When one is a child, one acts as a child; and when one becomes an adult, well, if he committed a state juvenile sex offense, he has to register under SORNA. The defendant here, 18 years ago, when he was 14, committed a sex molestation. He served his sentence and was ordered to register. Many years later, after having registered, he moved to California. The warrant issued from Washington and he was charged under SORNA. The district court found SORNA punitive in this instance, and violative of the state juvenile protections, and so dismissed. The government appealed. The 9th reverses and remands. It held that under the Supreme Court's test in Smith v. Doe, 538 US 84 (2003), the requiring registration for backward looking offenses was not ex post facto, and the requirement was not punitive as it was regulatory. The 9th's precedent in Juvenile I and Juvenile II reasons that Congress, in requiring SORNA, could have trumped the juvenile protections. Here though it is not a federal juvenile matter but a state one, and under the state conviction, the juvenile had to register, have his photo submitted and posted an drive fingerprints. There is no conflict. Further, there is evidence sufficient to possibly sow that the juvenile knew of his SORNA obligations.

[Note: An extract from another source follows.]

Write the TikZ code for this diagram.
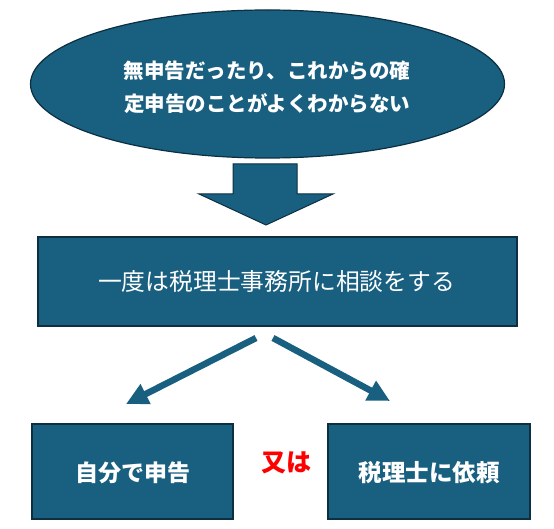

The indictment's dismissal is reversed and remanded.

Briggs v. Grounds, No. 10-16683 (6-15-12)(Tallman with Graber; dissent by Berzon).
In this habeas under AEDPA, the 9th affirms the dismissal of the petition. The petition, serving 265 years for various sex offenses against two children, argued that the state committed a Batson violation by striking African American prospective jurors for pre-textual reasons. The 9th gives deterrence to the state courts in finding rational neutral reasons amidst a welter of questionable justifications. Berzon, dissenting, argues that the overwhelming sense is a deliberate effort to strike African American prospective jurors.